> Task to carry out:
Your copy of the material below should match it exactly, except that it holds no pictures.

> Given material:
╔══

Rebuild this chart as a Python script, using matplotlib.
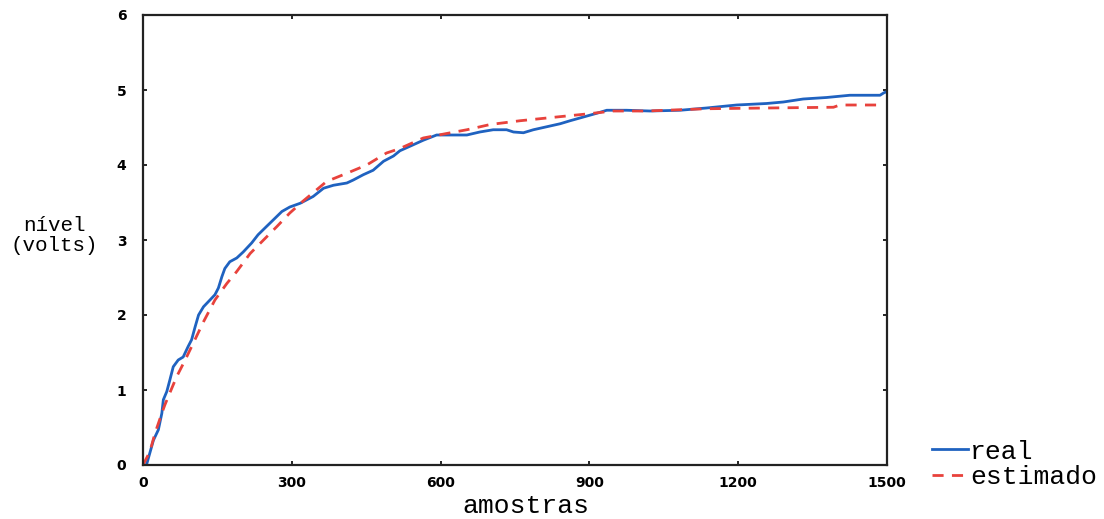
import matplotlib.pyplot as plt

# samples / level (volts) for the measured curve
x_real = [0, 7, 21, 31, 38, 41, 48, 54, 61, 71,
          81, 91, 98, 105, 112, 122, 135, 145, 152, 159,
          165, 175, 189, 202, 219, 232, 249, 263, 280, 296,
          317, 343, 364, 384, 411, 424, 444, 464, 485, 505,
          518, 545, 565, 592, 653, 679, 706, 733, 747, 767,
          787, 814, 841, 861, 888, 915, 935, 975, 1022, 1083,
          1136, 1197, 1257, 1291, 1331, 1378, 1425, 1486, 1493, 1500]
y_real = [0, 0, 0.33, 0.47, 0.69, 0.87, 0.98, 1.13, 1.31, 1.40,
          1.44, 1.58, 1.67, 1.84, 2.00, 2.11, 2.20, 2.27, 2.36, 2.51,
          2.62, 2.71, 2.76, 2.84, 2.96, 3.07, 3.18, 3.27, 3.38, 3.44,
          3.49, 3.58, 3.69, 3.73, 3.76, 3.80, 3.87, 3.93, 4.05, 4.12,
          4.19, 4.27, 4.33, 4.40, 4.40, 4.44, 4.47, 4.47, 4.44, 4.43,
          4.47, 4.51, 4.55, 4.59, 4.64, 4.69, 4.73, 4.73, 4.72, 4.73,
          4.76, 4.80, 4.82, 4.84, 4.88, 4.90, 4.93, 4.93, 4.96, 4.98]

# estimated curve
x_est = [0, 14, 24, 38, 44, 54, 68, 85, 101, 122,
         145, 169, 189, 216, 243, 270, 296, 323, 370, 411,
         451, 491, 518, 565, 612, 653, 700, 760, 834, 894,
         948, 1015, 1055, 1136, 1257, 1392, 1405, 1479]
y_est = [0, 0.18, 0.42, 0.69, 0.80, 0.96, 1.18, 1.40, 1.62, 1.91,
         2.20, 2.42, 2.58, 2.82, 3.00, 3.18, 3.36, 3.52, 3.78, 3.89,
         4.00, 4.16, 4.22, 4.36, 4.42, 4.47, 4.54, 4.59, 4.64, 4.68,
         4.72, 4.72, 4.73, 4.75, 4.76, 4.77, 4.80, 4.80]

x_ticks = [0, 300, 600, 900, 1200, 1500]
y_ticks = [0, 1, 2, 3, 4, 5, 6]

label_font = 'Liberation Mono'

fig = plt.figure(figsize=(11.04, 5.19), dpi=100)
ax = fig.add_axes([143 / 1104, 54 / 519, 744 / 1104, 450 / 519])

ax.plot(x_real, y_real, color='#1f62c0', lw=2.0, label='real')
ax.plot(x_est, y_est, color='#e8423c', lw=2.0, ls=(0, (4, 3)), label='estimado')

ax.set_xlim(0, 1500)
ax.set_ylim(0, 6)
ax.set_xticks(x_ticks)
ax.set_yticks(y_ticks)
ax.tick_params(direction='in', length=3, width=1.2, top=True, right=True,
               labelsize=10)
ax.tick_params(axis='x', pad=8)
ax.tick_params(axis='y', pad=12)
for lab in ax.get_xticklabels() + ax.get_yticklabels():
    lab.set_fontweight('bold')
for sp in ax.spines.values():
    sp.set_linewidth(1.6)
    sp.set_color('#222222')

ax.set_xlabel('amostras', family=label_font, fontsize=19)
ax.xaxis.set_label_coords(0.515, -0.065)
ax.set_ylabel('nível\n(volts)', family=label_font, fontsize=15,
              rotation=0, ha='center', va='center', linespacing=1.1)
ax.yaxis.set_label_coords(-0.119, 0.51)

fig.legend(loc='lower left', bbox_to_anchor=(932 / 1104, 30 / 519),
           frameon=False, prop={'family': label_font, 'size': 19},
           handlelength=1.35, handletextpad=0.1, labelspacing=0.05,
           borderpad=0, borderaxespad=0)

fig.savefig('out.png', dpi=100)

╚══

> Written solution:
Rebuild this chart as a Python script, using matplotlib.
import matplotlib.pyplot as plt

# samples / level (volts) for the measured curve
x_real = [0, 7, 21, 31, 38, 41, 48, 54, 61, 71,
          81, 91, 98, 105, 112, 122, 135, 145, 152, 159,
          165, 175, 189, 202, 219, 232, 249, 263, 280, 296,
          317, 343, 364, 384, 411, 424, 444, 464, 485, 505,
          518, 545, 565, 592, 653, 679, 706, 733, 747, 767,
          787, 814, 841, 861, 888, 915, 935, 975, 1022, 1083,
          1136, 1197, 1257, 1291, 1331, 1378, 1425, 1486, 1493, 1500]
y_real = [0, 0, 0.33, 0.47, 0.69, 0.87, 0.98, 1.13, 1.31, 1.40,
          1.44, 1.58, 1.67, 1.84, 2.00, 2.11, 2.20, 2.27, 2.36, 2.51,
          2.62, 2.71, 2.76, 2.84, 2.96, 3.07, 3.18, 3.27, 3.38, 3.44,
          3.49, 3.58, 3.69, 3.73, 3.76, 3.80, 3.87, 3.93, 4.05, 4.12,
          4.19, 4.27, 4.33, 4.40, 4.40, 4.44, 4.47, 4.47, 4.44, 4.43,
          4.47, 4.51, 4.55, 4.59, 4.64, 4.69, 4.73, 4.73, 4.72, 4.73,
          4.76, 4.80, 4.82, 4.84, 4.88, 4.90, 4.93, 4.93, 4.96, 4.98]

# estimated curve
x_est = [0, 14, 24, 38, 44, 54, 68, 85, 101, 122,
         145, 169, 189, 216, 243, 270, 296, 323, 370, 411,
         451, 491, 518, 565, 612, 653, 700, 760, 834, 894,
         948, 1015, 1055, 1136, 1257, 1392, 1405, 1479]
y_est = [0, 0.18, 0.42, 0.69, 0.80, 0.96, 1.18, 1.40, 1.62, 1.91,
         2.20, 2.42, 2.58, 2.82, 3.00, 3.18, 3.36, 3.52, 3.78, 3.89,
         4.00, 4.16, 4.22, 4.36, 4.42, 4.47, 4.54, 4.59, 4.64, 4.68,
         4.72, 4.72, 4.73, 4.75, 4.76, 4.77, 4.80, 4.80]

x_ticks = [0, 300, 600, 900, 1200, 1500]
y_ticks = [0, 1, 2, 3, 4, 5, 6]

label_font = 'Liberation Mono'

fig = plt.figure(figsize=(11.04, 5.19), dpi=100)
ax = fig.add_axes([143 / 1104, 54 / 519, 744 / 1104, 450 / 519])

ax.plot(x_real, y_real, color='#1f62c0', lw=2.0, label='real')
ax.plot(x_est, y_est, color='#e8423c', lw=2.0, ls=(0, (4, 3)), label='estimado')

ax.set_xlim(0, 1500)
ax.set_ylim(0, 6)
ax.set_xticks(x_ticks)
ax.set_yticks(y_ticks)
ax.tick_params(direction='in', length=3, width=1.2, top=True, right=True,
               labelsize=10)
ax.tick_params(axis='x', pad=8)
ax.tick_params(axis='y', pad=12)
for lab in ax.get_xticklabels() + ax.get_yticklabels():
    lab.set_fontweight('bold')
for sp in ax.spines.values():
    sp.set_linewidth(1.6)
    sp.set_color('#222222')

ax.set_xlabel('amostras', family=label_font, fontsize=19)
ax.xaxis.set_label_coords(0.515, -0.065)
ax.set_ylabel('nível\n(volts)', family=label_font, fontsize=15,
              rotation=0, ha='center', va='center', linespacing=1.1)
ax.yaxis.set_label_coords(-0.119, 0.51)

fig.legend(loc='lower left', bbox_to_anchor=(932 / 1104, 30 / 519),
           frameon=False, prop={'family': label_font, 'size': 19},
           handlelength=1.35, handletextpad=0.1, labelspacing=0.05,
           borderpad=0, borderaxespad=0)

fig.savefig('out.png', dpi=100)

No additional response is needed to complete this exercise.